## PROBLEM DETAILS
In the entries below, repeat only the lines between those holding "Output the web" and "const yBinWidth = 0.25;", inclusive. Leave pictures out.

## EXERCISE MATERIALS
──────────────────────────────
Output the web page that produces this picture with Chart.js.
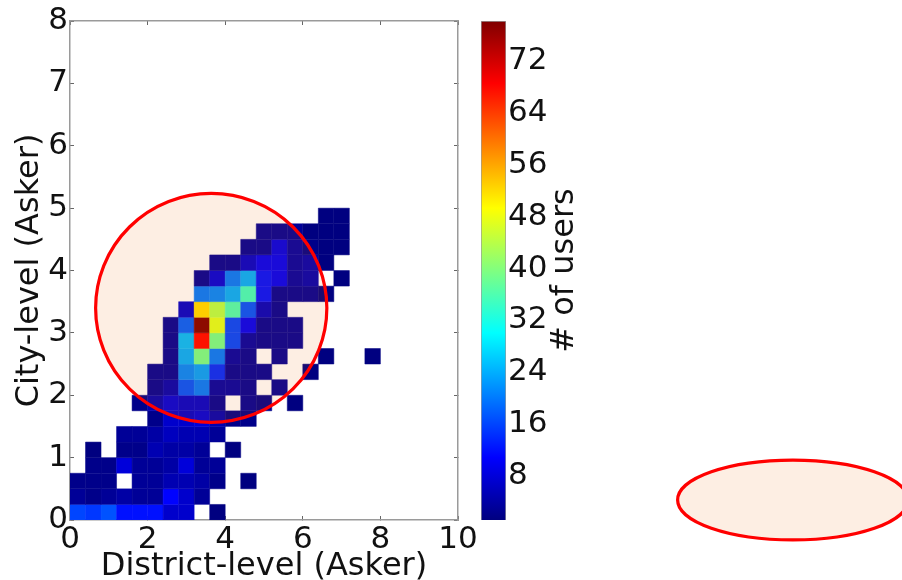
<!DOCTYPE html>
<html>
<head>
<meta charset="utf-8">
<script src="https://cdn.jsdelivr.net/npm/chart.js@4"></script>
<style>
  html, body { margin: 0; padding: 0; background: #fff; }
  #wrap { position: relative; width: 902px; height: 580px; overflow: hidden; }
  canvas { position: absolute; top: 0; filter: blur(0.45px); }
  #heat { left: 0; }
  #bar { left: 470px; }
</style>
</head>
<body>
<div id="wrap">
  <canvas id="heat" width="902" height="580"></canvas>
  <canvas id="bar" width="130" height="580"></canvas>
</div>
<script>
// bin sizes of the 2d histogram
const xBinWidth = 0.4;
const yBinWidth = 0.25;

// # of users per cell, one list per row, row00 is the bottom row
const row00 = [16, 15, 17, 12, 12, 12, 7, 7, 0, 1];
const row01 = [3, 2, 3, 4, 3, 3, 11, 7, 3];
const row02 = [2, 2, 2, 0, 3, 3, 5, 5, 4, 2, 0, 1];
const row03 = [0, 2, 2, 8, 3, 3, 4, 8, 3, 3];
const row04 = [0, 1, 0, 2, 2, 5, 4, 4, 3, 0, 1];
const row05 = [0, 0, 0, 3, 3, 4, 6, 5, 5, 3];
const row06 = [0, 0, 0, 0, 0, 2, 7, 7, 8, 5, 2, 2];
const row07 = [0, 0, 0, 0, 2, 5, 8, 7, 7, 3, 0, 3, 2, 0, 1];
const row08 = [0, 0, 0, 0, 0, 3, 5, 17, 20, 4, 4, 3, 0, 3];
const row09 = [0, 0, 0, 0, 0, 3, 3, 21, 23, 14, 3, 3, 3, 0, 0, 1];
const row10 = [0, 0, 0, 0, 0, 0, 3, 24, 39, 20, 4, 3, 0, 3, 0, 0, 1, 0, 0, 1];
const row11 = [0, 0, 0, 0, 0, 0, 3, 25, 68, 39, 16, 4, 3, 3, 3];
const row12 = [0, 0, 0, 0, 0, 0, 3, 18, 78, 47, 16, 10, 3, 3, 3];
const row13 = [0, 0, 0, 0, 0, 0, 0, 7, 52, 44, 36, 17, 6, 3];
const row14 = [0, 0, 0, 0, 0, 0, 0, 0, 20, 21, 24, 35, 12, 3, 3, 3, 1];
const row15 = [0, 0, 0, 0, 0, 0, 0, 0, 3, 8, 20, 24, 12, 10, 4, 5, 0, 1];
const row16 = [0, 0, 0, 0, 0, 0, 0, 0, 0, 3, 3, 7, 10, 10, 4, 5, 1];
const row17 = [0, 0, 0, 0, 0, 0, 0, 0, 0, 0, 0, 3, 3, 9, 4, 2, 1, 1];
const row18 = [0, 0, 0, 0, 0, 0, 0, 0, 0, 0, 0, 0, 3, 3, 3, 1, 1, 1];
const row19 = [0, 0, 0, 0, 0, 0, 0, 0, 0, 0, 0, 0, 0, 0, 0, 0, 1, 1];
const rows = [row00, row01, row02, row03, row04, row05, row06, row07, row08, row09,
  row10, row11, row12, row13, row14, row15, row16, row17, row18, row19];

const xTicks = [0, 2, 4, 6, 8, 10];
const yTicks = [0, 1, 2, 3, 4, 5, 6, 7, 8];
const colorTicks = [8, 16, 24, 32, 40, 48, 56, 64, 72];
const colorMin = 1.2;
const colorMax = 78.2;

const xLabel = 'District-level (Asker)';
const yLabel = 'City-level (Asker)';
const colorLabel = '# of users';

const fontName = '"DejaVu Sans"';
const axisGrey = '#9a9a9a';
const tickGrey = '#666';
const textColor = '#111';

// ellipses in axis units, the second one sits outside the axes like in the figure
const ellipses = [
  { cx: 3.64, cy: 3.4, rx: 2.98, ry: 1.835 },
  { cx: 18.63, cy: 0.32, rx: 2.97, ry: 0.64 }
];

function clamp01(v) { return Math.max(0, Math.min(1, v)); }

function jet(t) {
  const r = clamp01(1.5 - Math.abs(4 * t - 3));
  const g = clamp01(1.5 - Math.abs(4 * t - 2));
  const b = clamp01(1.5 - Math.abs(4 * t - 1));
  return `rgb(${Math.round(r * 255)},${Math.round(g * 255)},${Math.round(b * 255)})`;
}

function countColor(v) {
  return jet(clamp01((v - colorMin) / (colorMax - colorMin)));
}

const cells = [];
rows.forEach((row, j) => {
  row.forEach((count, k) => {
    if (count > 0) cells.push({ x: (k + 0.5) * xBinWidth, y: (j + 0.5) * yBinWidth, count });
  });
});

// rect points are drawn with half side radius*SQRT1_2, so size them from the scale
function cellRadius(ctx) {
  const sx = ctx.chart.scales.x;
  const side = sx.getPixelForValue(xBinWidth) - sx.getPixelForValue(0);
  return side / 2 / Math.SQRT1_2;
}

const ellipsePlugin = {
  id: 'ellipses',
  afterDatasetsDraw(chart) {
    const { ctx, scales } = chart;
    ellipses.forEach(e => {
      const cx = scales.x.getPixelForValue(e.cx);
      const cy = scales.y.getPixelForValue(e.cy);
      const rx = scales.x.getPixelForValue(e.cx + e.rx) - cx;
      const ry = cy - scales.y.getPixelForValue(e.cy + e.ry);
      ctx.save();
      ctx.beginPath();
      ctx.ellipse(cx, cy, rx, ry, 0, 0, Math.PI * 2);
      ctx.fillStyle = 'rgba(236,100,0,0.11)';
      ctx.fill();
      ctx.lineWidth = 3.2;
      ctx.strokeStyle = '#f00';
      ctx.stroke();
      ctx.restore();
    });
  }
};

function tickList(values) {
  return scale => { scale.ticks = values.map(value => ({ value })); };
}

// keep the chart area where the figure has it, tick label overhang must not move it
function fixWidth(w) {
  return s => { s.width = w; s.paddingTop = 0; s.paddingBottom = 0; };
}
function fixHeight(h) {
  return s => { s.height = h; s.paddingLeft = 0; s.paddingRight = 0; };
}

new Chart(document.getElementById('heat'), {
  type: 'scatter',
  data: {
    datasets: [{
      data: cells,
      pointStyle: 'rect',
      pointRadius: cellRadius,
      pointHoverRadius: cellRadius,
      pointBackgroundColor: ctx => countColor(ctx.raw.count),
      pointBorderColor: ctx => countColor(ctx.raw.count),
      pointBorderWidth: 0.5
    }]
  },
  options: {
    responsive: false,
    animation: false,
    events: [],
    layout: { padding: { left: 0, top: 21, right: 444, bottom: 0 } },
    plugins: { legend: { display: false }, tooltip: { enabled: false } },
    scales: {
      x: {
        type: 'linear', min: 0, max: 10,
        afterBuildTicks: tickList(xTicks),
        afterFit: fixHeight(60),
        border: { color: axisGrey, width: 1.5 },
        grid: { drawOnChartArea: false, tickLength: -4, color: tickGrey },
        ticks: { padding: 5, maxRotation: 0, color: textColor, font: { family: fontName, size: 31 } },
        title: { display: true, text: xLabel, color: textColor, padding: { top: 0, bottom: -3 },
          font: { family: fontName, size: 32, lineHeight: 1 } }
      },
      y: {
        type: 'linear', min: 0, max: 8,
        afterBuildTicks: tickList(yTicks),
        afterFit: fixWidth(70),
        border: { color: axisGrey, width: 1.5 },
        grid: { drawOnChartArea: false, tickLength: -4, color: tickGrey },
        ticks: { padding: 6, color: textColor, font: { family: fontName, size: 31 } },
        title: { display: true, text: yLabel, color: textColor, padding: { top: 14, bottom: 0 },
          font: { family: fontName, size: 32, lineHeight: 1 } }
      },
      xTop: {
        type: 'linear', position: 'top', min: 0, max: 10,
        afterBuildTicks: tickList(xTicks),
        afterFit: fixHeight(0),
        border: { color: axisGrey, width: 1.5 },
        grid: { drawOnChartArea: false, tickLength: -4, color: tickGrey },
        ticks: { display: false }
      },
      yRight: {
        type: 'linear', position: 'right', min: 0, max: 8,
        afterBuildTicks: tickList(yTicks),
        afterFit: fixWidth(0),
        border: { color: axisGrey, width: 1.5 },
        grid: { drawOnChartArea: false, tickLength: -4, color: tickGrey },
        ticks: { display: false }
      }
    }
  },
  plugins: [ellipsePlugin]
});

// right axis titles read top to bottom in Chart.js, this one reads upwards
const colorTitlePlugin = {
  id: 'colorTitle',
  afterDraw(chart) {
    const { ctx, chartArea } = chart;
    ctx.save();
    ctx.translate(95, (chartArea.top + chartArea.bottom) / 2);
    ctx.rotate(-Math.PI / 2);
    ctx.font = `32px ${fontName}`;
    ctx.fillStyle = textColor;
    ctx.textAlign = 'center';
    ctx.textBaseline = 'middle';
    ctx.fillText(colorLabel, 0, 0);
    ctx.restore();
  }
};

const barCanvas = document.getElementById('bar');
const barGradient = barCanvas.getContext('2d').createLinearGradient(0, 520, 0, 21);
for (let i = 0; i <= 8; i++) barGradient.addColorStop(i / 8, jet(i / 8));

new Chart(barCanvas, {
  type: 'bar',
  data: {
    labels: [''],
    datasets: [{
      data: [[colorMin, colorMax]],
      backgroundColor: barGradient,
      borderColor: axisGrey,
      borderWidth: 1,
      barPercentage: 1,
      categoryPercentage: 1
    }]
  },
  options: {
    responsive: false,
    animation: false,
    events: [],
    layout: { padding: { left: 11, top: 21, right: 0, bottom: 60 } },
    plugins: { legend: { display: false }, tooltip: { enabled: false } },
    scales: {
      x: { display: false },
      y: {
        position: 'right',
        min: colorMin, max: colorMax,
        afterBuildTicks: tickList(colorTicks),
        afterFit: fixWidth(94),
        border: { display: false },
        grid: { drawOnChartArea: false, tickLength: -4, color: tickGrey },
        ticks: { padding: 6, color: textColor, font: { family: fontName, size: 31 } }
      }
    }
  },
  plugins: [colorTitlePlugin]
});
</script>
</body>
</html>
──────────────────────────────
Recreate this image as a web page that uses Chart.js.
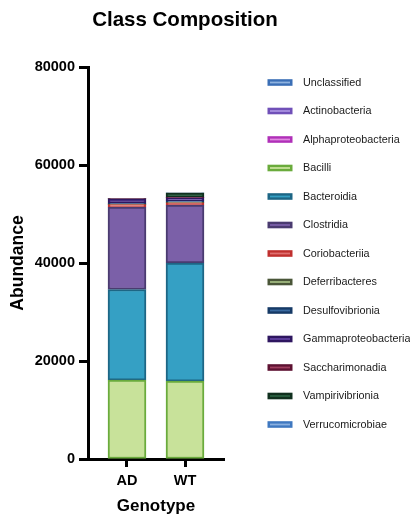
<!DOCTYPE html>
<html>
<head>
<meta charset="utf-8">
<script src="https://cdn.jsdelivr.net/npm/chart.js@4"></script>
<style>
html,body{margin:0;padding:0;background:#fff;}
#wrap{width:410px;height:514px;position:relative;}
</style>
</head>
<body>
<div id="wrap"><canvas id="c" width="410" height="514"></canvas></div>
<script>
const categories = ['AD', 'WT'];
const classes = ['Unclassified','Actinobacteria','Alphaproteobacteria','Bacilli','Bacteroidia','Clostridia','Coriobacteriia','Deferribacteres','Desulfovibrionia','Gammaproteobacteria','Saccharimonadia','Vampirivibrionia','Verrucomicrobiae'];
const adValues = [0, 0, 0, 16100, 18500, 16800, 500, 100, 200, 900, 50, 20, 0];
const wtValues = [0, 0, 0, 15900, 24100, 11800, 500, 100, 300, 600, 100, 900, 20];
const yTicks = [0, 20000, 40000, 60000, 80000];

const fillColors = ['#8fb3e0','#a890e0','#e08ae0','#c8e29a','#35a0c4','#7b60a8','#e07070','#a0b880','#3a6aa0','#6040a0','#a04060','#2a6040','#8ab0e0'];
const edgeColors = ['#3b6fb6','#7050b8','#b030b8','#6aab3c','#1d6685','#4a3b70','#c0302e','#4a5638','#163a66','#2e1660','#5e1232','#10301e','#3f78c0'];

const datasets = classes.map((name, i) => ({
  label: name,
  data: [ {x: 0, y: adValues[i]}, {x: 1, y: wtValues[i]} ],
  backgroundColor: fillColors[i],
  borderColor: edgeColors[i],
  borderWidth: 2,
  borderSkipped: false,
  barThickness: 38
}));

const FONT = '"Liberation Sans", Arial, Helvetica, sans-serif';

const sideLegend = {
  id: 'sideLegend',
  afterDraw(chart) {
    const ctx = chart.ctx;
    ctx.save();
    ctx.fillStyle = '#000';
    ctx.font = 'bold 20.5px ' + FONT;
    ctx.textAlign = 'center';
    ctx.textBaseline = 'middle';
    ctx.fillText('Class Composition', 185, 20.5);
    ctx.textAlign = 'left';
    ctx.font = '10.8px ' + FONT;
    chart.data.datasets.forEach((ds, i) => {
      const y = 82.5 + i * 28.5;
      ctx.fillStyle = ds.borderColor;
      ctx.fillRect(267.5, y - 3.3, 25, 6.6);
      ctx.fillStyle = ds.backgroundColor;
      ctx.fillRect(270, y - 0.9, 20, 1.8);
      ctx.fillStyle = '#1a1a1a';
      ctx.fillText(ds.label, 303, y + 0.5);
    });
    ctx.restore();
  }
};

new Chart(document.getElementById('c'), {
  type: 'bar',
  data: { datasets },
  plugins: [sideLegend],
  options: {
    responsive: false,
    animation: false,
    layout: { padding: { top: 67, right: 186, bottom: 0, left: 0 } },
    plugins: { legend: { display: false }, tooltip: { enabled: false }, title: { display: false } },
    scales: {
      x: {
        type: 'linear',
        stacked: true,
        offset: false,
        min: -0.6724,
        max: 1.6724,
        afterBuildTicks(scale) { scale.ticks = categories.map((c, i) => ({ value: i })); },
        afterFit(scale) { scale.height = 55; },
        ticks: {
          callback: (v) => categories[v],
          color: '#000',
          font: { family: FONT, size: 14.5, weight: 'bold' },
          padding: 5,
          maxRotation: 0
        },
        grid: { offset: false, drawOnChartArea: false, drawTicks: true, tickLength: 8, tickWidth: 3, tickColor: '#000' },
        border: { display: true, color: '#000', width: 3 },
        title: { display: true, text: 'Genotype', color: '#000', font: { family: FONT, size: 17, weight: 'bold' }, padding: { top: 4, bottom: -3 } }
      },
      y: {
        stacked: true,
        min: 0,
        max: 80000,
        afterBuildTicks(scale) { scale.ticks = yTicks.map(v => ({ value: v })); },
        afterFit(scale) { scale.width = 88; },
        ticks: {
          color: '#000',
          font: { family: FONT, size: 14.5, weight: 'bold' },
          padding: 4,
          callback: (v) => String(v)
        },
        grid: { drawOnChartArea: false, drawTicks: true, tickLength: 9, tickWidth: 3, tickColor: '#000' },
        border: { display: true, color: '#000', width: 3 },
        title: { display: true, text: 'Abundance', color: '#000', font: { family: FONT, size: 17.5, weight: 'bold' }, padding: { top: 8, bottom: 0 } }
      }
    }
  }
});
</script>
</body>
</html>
──────────────────────────────
## COMPLETED EXERCISE
Output the web page that produces this picture with Chart.js.
<!DOCTYPE html>
<html>
<head>
<meta charset="utf-8">
<script src="https://cdn.jsdelivr.net/npm/chart.js@4"></script>
<style>
  html, body { margin: 0; padding: 0; background: #fff; }
  #wrap { position: relative; width: 902px; height: 580px; overflow: hidden; }
  canvas { position: absolute; top: 0; filter: blur(0.45px); }
  #heat { left: 0; }
  #bar { left: 470px; }
</style>
</head>
<body>
<div id="wrap">
  <canvas id="heat" width="902" height="580"></canvas>
  <canvas id="bar" width="130" height="580"></canvas>
</div>
<script>
// bin sizes of the 2d histogram
const xBinWidth = 0.4;
const yBinWidth = 0.25;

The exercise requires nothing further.